It's official: HP to buy Compaq

A press release just posted on the Hewlett-Packard Web site has confirmed earlier press reports stating the company has entered into a $47.5 billion (US$25 billion) agreement to acquire rival IT vendor Compaq.

According to the release, the merger will create a "US$87 billion global technology leader". This puts the merged company on par with IBM in terms of yearly turnover. For the 12 months ending December 31, 2001 IBM's revenue totalled US$88 billion.

By combining forces, HP will place itself in the box seat in all major IT markets including servers, PCs, handhelds, imaging and printing. It will also bolster its claim as a serious player in management software, IT services, and storage.

"At a particularly challenging time for the IT industry, this combination vaults us into a leadership role with customers and partners," said Carly Fiorina, chairperson and chief executive officer of HP, who will maintain her current position in the new company.

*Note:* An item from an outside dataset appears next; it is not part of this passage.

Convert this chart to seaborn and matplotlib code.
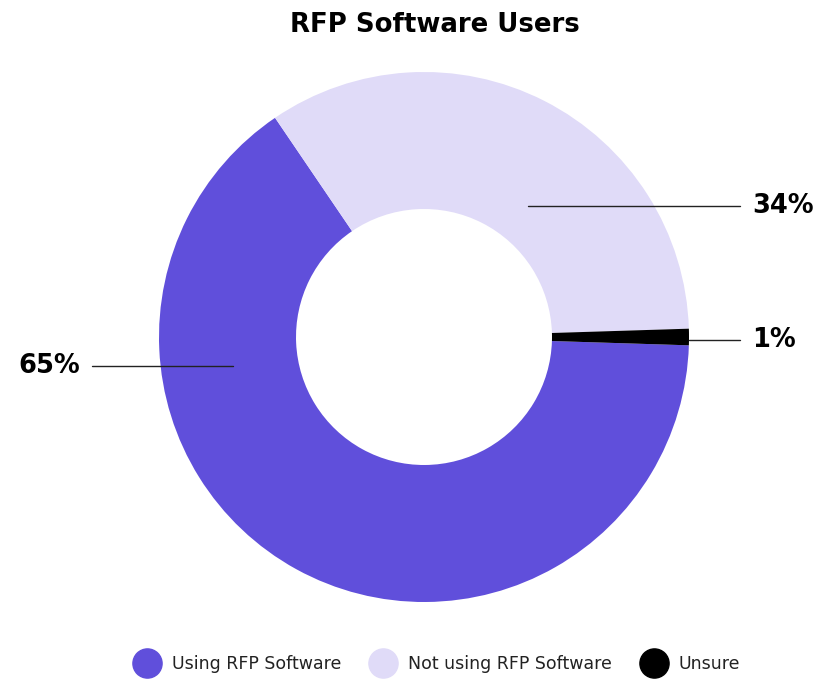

Compaq CEO Michael Capellas, who will become president of HP under the merger proposal, said: "We are creating a new kind of industry leader. In sharp contrast to our competitors, we are committed to leading the industry to open, market-unifying architectures and interoperability, which reduce complexity and cost for our customers," he said.

Under the terms of the agreement, HP shareholders will own approximately 64 per cent and Compaq shareholders 36 per cent of the merged company. The merged company expects to save US$2.5 billion annually and drive a significantly improved cost structure. Annual revenues of US$87.4 billion and annual operating earnings of US$3.9 billion are expected. It will employ over 145,000 employees.

News of the merger broke earlier today when the New York Times reported that HP would formally announce on Tuesday (in the US) its plan for acquiring Compaq.

A spokesperson for HP Australia said no comment was currently available and they expected no comment would be forthcoming from HP Australia for a couple of days.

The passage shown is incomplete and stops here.